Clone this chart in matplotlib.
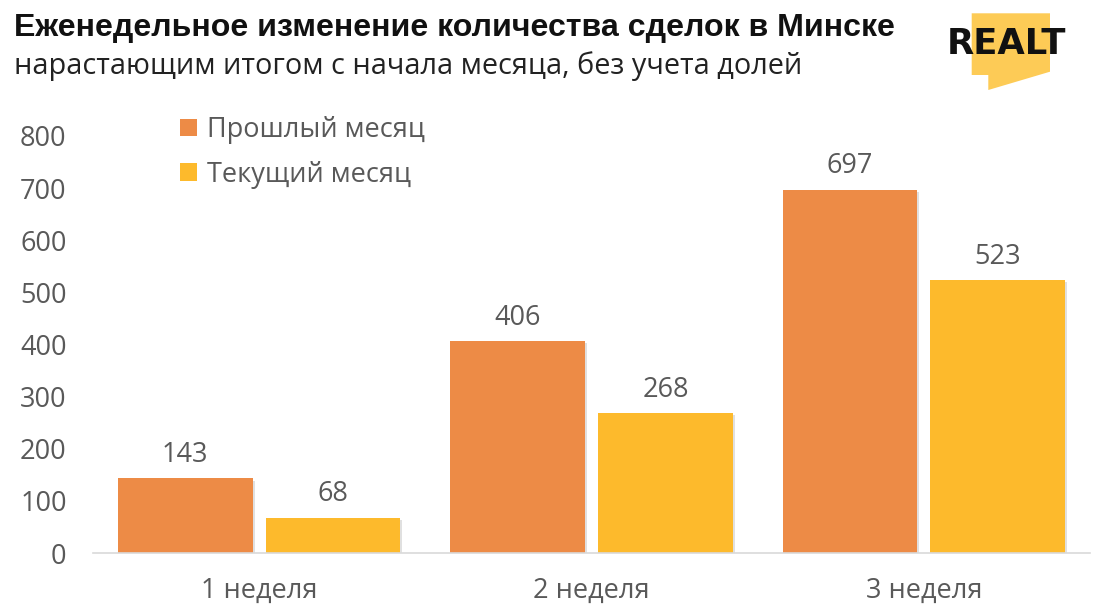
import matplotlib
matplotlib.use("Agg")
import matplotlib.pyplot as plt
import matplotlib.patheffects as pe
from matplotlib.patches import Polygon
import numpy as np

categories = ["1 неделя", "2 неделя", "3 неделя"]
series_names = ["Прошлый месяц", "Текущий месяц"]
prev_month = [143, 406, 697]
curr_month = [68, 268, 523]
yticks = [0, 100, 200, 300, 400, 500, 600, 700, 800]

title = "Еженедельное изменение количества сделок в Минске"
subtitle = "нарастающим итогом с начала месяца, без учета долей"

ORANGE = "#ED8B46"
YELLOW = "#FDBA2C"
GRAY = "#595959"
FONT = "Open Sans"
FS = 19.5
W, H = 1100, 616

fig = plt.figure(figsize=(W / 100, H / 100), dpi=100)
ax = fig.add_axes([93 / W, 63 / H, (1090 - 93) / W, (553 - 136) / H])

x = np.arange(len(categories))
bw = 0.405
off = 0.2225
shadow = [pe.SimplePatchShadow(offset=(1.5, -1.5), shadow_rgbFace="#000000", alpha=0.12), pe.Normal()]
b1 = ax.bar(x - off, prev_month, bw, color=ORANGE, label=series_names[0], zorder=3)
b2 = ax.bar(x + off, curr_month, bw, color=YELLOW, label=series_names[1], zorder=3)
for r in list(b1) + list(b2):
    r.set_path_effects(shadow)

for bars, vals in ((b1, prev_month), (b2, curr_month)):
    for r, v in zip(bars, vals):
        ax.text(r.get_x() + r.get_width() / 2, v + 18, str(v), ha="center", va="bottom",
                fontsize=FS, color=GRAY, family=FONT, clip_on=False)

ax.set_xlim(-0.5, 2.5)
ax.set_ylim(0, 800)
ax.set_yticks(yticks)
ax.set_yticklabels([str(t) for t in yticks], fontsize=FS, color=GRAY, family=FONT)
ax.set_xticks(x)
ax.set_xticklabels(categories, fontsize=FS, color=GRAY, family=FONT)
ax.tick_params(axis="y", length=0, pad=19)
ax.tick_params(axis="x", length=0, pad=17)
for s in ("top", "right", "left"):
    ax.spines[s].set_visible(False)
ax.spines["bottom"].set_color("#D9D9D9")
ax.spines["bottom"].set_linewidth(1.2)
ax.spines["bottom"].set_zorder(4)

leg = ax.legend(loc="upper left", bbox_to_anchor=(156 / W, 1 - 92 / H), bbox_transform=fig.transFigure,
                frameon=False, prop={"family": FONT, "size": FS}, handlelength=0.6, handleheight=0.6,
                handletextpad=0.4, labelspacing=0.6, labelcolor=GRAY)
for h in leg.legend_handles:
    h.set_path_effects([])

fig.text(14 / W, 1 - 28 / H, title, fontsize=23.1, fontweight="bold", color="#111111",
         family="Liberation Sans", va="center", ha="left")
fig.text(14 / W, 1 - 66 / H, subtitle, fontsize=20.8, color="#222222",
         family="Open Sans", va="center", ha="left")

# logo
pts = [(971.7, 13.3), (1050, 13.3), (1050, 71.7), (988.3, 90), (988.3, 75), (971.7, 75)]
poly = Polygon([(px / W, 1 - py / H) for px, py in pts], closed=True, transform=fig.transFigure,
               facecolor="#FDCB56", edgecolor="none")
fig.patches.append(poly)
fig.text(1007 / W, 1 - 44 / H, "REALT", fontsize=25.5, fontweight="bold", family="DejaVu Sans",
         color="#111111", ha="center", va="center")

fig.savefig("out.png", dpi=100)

▬▬▬▬▬▬

What needs to be done => Reproduce only the lines from the beginning of the data through the line that contains "import numpy as np", both included, and please drop the pictures.

Full solution =>
Clone this chart in matplotlib.
import matplotlib
matplotlib.use("Agg")
import matplotlib.pyplot as plt
import matplotlib.patheffects as pe
from matplotlib.patches import Polygon
import numpy as np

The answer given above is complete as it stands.